Pierre Janet,4 the great psychologist, believed that psychological illness was brought about this way: At a point in time when a person is emotionally vulnerable, an upsetting incident can overwhelm the mind. The person does not have the resources to integrate the event in a way that makes sense and can be incorporated into their knowledge of the world. The event is somehow contained and the integration process fails to happen, leaving the person with an encapsulated emotional event, buried in the unconscious. Although this buried event remains outside of consciousness and unintegrated, it created an irritation of a sort and effects the person’s mental states and behavior. Among the effects are the development of implicit beliefs, unconscious rules for behavior and habits that keep the unintegrated material from reaching consciousness.
There are two stages to the method of helping a person to integrate and heal: first, we must bring the unconscious event into consciousness; second, we must support the integration process. For the first part, which the person has habitually worked to prevent, we must have permission and cooperation. Of course there are ways to overwhelm the defenses and bring such events into consciousness, but these ways are almost dangerous; they can either re-create a traumatic episode or strengthen the habits that block the memory of the event.

A forceful approach automatically elicits resistance and a great expenditure of energy. Control is neither sensible nor efficient for healing. Think of a cut finger! Or growing roses.
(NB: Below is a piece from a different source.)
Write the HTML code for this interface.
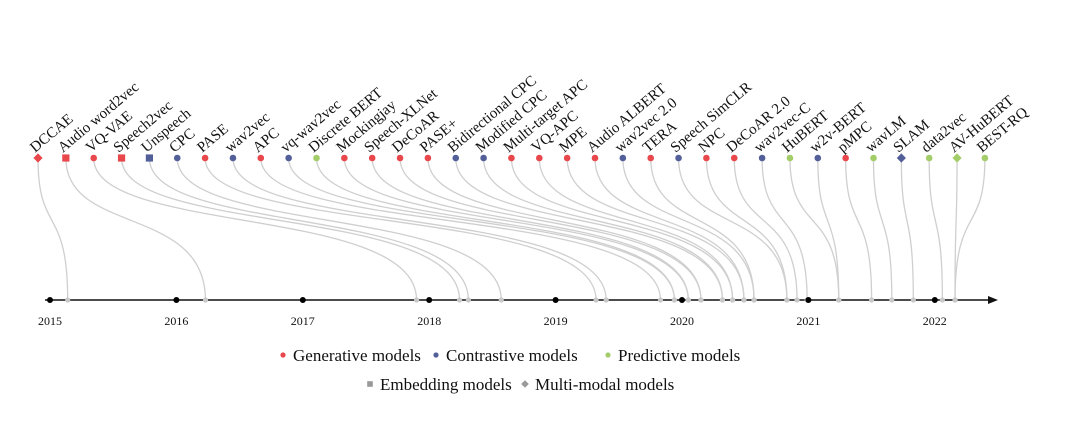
<!DOCTYPE html>
<html><head><meta charset="utf-8">
<style>
html,body{margin:0;padding:0;background:#fff;}
svg{display:block;font-family:"Liberation Serif",serif;}
</style></head>
<body>
<svg id="chart" width="1080" height="422" viewBox="0 0 1080 422" xmlns="http://www.w3.org/2000/svg">
<g id="links"></g>
<g id="axis"></g>
<g id="models"></g>
<g id="legend"></g>
</svg>
<script>
const modelNames = ["DCCAE","Audio word2vec","VQ-VAE","Speech2vec","Unspeech","CPC","PASE","wav2vec","APC","vq-wav2vec","Discrete BERT","Mockingjay","Speech-XLNet","DeCoAR","PASE+","Bidirectional CPC","Modified CPC","Multi-target APC","VQ-APC","MPE","Audio ALBERT","wav2vec 2.0","TERA","Speech SimCLR","NPC","DeCoAR 2.0","wav2vec-C","HuBERT","w2v-BERT","pMPC","wavLM","SLAM","data2vec","AV-HuBERT","BEST-RQ"];
const modelTypes = ["gen","gen","gen","gen","con","con","gen","con","gen","con","pred","gen","gen","gen","gen","con","con","gen","gen","gen","gen","con","gen","con","gen","gen","con","pred","con","gen","pred","con","pred","pred","pred"];
const modelShapes = ["diamond","square","circle","square","square","circle","circle","circle","circle","circle","circle","circle","circle","circle","circle","circle","circle","circle","circle","circle","circle","circle","circle","circle","circle","circle","circle","circle","circle","circle","circle","diamond","circle","diamond","circle"];
const modelDates = [2015.14,2016.23,2017.90,2018.24,2018.31,2018.57,2019.32,2019.40,2019.83,2019.94,2019.94,2020.05,2020.05,2020.15,2020.15,2020.32,2020.32,2020.40,2020.40,2020.49,2020.49,2020.57,2020.57,2020.83,2020.83,2020.91,2020.99,2021.24,2021.24,2021.50,2021.66,2021.83,2022.06,2022.16,2022.16];
const yearTicks = [2015,2016,2017,2018,2019,2020,2021,2022];

const NS="http://www.w3.org/2000/svg";
const colors={gen:"#e8474c",con:"#535f98",pred:"#a3cd68"};
function xTime(y){return 50+(y-2015)*126.4;}
function xSlot(i){return 38+i*27.85;}
const AXY=300, MY=158;
function mk(tag,attrs,parent){const e=document.createElementNS(NS,tag);for(const k in attrs)e.setAttribute(k,attrs[k]);parent.appendChild(e);return e;}

const links=document.getElementById('links');
const axis=document.getElementById('axis');
const models=document.getElementById('models');
const legend=document.getElementById('legend');

let al=mk('line',{x1:45,y1:AXY,x2:990,y2:AXY,stroke:"#111","stroke-width":1.4},axis);


let ah=mk('polygon',{points:"998,300 988,296 988,304",fill:"#111"},axis);



modelNames.forEach((n,i)=>{
  const x1=xSlot(i), x2=xTime(modelDates[i]);
  const p=mk('path',{d:`M${x1},${MY} C${x1},235 ${x2},205 ${x2},${AXY}`,fill:"none",stroke:"#cfcfcf","stroke-width":1.3},links);
  
  
  const d=mk('circle',{cx:x2,cy:AXY,r:2.6,fill:"#c8c8c8"},axis);
  
  
});

yearTicks.forEach(y=>{
  const x=xTime(y);
  const c=mk('circle',{cx:x,cy:AXY,r:3,fill:"#000"},axis);
  
  
  const t=mk('text',{x:x,y:325,"font-size":12,"text-anchor":"middle",fill:"#111"},axis);
  t.textContent=y;
  
  
});

function shape(type,x,y,col,parent,s){
  let e;
  if(type==="circle") e=mk('circle',{cx:x,cy:y,r:s,fill:col},parent);
  else if(type==="square") e=mk('rect',{x:x-s,y:y-s,width:2*s,height:2*s,fill:col},parent);
  else e=mk('polygon',{points:`${x},${y-s-1} ${x+s+1},${y} ${x},${y+s+1} ${x-s-1},${y}`,fill:col},parent);
  return e;
}

modelNames.forEach((n,i)=>{
  const x=xSlot(i);
  const m=shape(modelShapes[i],x,MY,colors[modelTypes[i]],models,modelShapes[i]==="circle"?3.3:3.6);
  
  
  const t=mk('text',{x:0,y:0,"font-size":15,fill:"#111",transform:`translate(${x-3},${MY-5}) rotate(-40)`},models);
  t.textContent=n;
  
  
});

const legendItems=[
 {label:"Generative models",shape:"circle",col:colors.gen,x:283,y:355},
 {label:"Contrastive models",shape:"circle",col:colors.con,x:436,y:355},
 {label:"Predictive models",shape:"circle",col:colors.pred,x:608,y:355},
 {label:"Embedding models",shape:"square",col:"#999",x:370,y:384},
 {label:"Multi-modal models",shape:"diamond",col:"#999",x:525,y:384}
];
legendItems.forEach(it=>{
  const g=mk('g',{},legend);
  
  
  shape(it.shape,it.x,it.y,it.col,g,it.shape==="circle"?2.6:2.8);
  const t=mk('text',{x:it.x+10,y:it.y+6,"font-size":17,fill:"#111"},g);
  t.textContent=it.label;
});
</script>
</body></html>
Yes we can support these processes, but controlling them is not even possible. Not to mention the pain attempting to control them causes. But the process can be stewarded. The evocation of the unconscious event, in this method, is done with the conscious knowledge and permission of the person. An “experiment” is set up which is designed to evoke the emotions, images, memories and/or thoughts about the event. Creating and implementing such experiments requires a great deal of skill. A well done experiment will almost always evoke material that will start a process that brings unconscious material into consciousness.
Very often emotions, painful and sometimes intense, will be evoked by an experiment. When that happens, we’re into the second stage of the process, stewardship. The emotional process is a spontaneous one that is the beginning of and an essential part of the healing process. This phase is about nourishment, containment, comforting and integration. The grass doesn’t actually grow by itself, it needs good soil, a little rain and sunshine.
I have done enough supervisions to see clearly which students are operating, at least in part, by a control, disconnected belief system. To relax out of that and follow the unfolding process and to feel connected to and compassionate for the client is one of the primary goals for the way I do supervision. It’s done by tracking what’s happening within the client and what wants to happen and then, supporting that.5

Footnotes:
1 Martha Herbert, Incomplete Science, The Body, and Indwelling Spirit. The whole paper is available at: http://www.metanexus.net/metanexus_online/show_article.asp?2636

2 There’s more about this quote in the short section entitled Martha w/ Comments.

3 The Hakomi Method of Mindfulness Based Assisted Self-Study

4 A good book to read is The Symptom Path to Enlightenment by Ernst Rossi.